Given material ->
----
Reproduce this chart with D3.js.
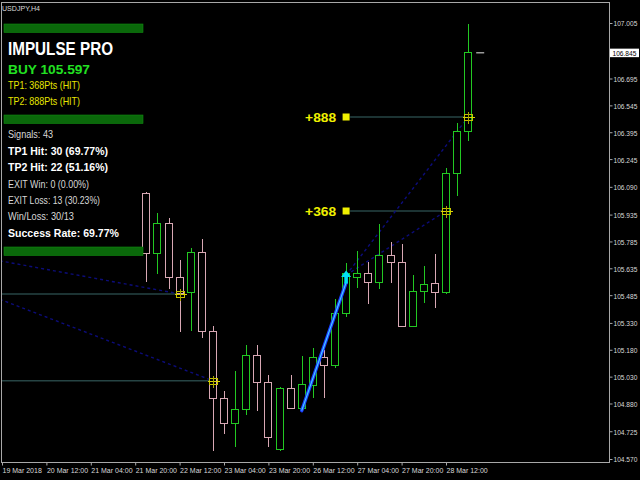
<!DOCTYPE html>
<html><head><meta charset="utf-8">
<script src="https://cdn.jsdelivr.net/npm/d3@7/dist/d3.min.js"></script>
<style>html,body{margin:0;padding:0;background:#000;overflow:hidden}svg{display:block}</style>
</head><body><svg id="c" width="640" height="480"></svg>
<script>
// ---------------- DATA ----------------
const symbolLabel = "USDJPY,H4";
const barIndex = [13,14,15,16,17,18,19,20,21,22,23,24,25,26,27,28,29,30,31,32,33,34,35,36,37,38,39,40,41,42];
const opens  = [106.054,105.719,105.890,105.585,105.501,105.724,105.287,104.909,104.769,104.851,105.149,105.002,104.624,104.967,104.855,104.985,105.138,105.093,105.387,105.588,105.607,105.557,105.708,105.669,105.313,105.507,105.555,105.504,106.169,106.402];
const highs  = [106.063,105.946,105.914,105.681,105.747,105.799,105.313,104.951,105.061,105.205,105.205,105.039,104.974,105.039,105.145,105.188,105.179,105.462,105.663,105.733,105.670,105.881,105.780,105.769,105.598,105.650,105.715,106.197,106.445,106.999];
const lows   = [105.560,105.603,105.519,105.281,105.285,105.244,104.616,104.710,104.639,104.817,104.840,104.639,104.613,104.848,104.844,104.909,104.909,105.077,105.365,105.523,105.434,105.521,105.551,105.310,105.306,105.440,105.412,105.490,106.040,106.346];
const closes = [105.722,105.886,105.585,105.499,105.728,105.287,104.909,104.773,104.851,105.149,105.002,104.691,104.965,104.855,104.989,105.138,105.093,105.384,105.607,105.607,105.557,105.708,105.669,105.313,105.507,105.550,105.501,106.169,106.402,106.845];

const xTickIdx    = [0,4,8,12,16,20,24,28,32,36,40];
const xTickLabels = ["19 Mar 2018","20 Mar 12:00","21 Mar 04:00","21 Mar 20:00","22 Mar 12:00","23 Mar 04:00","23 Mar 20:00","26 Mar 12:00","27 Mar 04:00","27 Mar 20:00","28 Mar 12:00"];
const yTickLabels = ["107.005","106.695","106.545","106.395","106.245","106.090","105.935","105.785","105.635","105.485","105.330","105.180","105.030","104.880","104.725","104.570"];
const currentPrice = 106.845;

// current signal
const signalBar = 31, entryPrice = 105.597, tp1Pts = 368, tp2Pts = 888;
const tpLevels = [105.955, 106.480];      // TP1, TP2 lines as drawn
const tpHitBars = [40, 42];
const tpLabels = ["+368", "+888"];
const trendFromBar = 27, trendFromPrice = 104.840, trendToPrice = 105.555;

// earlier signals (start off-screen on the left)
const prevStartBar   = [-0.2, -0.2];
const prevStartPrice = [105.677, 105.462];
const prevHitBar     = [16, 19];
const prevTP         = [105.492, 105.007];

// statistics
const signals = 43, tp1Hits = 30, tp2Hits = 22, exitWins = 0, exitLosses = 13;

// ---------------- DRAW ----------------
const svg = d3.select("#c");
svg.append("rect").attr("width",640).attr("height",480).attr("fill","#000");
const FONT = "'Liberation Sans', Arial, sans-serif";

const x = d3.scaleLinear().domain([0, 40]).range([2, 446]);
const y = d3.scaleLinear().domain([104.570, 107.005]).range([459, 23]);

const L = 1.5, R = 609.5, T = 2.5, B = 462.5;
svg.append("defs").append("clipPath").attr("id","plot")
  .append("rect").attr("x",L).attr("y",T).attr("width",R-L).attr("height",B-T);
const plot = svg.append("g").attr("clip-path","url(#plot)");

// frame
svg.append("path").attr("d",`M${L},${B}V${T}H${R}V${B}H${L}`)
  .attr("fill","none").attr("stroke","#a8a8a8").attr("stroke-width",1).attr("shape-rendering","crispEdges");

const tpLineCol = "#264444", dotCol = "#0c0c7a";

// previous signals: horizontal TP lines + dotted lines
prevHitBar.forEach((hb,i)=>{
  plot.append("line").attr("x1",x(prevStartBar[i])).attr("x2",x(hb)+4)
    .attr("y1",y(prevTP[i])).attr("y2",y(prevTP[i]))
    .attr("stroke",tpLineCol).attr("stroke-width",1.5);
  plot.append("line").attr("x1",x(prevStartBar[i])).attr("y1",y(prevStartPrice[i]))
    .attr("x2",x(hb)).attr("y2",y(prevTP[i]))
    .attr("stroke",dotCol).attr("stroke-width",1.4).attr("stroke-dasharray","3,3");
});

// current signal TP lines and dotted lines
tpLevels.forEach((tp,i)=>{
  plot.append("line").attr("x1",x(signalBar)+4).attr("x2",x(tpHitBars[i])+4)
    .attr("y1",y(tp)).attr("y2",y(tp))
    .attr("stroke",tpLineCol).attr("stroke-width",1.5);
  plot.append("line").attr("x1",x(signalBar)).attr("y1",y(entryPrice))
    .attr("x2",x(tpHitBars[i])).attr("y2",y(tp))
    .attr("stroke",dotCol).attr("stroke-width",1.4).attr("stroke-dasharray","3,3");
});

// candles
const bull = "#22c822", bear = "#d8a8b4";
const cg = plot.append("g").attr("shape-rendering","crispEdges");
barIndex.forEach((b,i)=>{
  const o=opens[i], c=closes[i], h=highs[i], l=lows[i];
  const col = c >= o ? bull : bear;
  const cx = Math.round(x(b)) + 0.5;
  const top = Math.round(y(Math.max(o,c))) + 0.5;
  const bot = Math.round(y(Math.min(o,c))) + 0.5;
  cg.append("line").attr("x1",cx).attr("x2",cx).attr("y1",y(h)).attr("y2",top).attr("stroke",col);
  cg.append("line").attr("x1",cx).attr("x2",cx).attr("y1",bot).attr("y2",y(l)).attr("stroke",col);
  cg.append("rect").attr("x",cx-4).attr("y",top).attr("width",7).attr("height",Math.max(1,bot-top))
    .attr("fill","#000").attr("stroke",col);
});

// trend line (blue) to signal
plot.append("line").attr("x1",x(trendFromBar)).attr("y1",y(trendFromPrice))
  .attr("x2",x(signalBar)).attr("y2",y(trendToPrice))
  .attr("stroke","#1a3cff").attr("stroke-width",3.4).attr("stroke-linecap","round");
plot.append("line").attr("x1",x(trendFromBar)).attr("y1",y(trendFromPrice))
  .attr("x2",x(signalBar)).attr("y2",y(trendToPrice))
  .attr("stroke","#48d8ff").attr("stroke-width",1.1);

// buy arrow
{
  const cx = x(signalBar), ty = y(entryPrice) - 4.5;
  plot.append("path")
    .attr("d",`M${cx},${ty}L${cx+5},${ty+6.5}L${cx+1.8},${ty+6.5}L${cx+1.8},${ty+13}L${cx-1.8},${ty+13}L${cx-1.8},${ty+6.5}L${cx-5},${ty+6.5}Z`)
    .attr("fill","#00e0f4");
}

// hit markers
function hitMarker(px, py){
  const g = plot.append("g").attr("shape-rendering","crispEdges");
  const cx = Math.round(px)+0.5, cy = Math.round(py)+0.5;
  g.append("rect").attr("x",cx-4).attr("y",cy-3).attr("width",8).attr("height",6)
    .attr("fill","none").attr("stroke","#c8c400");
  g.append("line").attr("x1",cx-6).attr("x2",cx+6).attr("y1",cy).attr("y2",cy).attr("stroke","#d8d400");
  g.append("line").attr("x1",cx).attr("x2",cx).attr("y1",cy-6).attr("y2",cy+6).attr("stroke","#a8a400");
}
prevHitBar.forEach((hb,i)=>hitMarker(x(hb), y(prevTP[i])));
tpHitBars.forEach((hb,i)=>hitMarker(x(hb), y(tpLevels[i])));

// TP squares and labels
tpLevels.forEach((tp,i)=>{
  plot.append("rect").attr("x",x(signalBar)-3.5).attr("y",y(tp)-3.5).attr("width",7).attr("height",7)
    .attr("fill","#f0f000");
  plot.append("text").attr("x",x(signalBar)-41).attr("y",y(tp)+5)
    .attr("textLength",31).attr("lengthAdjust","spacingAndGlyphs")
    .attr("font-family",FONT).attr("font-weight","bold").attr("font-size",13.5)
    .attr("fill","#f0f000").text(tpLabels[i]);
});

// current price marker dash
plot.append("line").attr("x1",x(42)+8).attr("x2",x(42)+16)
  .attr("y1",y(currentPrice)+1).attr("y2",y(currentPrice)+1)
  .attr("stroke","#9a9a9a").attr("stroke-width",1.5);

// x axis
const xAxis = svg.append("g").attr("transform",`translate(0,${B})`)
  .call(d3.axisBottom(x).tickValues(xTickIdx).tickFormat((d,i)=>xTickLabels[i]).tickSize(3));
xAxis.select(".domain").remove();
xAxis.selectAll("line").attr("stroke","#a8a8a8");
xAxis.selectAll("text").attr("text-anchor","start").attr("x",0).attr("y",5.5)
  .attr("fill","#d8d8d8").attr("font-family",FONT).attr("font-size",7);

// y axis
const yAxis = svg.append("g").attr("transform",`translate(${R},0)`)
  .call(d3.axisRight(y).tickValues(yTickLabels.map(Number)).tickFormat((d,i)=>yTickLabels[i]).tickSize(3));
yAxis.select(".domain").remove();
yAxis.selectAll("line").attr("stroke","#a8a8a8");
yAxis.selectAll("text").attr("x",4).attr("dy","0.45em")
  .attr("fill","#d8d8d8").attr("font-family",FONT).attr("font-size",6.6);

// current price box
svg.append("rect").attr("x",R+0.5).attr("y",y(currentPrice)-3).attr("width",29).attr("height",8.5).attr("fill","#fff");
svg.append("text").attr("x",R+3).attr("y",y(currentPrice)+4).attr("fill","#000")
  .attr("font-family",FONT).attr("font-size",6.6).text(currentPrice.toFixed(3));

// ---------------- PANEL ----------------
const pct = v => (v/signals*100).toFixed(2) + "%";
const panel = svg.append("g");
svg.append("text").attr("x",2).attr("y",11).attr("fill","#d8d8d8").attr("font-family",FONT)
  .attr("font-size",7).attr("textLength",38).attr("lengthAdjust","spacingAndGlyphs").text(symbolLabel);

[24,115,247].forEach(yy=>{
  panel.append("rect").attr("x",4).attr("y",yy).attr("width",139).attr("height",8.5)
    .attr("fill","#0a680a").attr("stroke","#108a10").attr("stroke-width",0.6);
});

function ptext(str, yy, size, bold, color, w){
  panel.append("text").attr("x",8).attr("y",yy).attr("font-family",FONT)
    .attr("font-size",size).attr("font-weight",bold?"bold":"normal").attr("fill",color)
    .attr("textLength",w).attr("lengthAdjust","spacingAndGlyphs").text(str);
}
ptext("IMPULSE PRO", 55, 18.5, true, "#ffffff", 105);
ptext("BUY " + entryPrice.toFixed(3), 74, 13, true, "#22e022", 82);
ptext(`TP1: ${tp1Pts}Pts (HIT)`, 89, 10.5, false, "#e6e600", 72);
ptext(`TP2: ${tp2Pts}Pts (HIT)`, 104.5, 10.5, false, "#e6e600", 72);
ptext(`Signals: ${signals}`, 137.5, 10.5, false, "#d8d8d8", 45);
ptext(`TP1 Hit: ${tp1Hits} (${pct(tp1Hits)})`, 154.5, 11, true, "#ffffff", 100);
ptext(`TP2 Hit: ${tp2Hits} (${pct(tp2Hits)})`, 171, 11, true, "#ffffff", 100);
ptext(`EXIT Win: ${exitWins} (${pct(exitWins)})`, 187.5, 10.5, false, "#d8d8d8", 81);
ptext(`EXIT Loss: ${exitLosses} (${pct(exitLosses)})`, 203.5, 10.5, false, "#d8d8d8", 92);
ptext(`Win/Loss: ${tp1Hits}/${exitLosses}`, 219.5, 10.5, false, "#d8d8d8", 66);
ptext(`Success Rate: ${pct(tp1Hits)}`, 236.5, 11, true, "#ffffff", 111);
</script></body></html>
----
What you will do -> Go from the first line of the listing to the line holding "const currentPrice = 106.845;" and, please, transcribe those lines exactly, both included, with no pictures.

Answer to the task ->
Reproduce this chart with D3.js.
<!DOCTYPE html>
<html><head><meta charset="utf-8">
<script src="https://cdn.jsdelivr.net/npm/d3@7/dist/d3.min.js"></script>
<style>html,body{margin:0;padding:0;background:#000;overflow:hidden}svg{display:block}</style>
</head><body><svg id="c" width="640" height="480"></svg>
<script>
// ---------------- DATA ----------------
const symbolLabel = "USDJPY,H4";
const barIndex = [13,14,15,16,17,18,19,20,21,22,23,24,25,26,27,28,29,30,31,32,33,34,35,36,37,38,39,40,41,42];
const opens  = [106.054,105.719,105.890,105.585,105.501,105.724,105.287,104.909,104.769,104.851,105.149,105.002,104.624,104.967,104.855,104.985,105.138,105.093,105.387,105.588,105.607,105.557,105.708,105.669,105.313,105.507,105.555,105.504,106.169,106.402];
const highs  = [106.063,105.946,105.914,105.681,105.747,105.799,105.313,104.951,105.061,105.205,105.205,105.039,104.974,105.039,105.145,105.188,105.179,105.462,105.663,105.733,105.670,105.881,105.780,105.769,105.598,105.650,105.715,106.197,106.445,106.999];
const lows   = [105.560,105.603,105.519,105.281,105.285,105.244,104.616,104.710,104.639,104.817,104.840,104.639,104.613,104.848,104.844,104.909,104.909,105.077,105.365,105.523,105.434,105.521,105.551,105.310,105.306,105.440,105.412,105.490,106.040,106.346];
const closes = [105.722,105.886,105.585,105.499,105.728,105.287,104.909,104.773,104.851,105.149,105.002,104.691,104.965,104.855,104.989,105.138,105.093,105.384,105.607,105.607,105.557,105.708,105.669,105.313,105.507,105.550,105.501,106.169,106.402,106.845];

const xTickIdx    = [0,4,8,12,16,20,24,28,32,36,40];
const xTickLabels = ["19 Mar 2018","20 Mar 12:00","21 Mar 04:00","21 Mar 20:00","22 Mar 12:00","23 Mar 04:00","23 Mar 20:00","26 Mar 12:00","27 Mar 04:00","27 Mar 20:00","28 Mar 12:00"];
const yTickLabels = ["107.005","106.695","106.545","106.395","106.245","106.090","105.935","105.785","105.635","105.485","105.330","105.180","105.030","104.880","104.725","104.570"];
const currentPrice = 106.845;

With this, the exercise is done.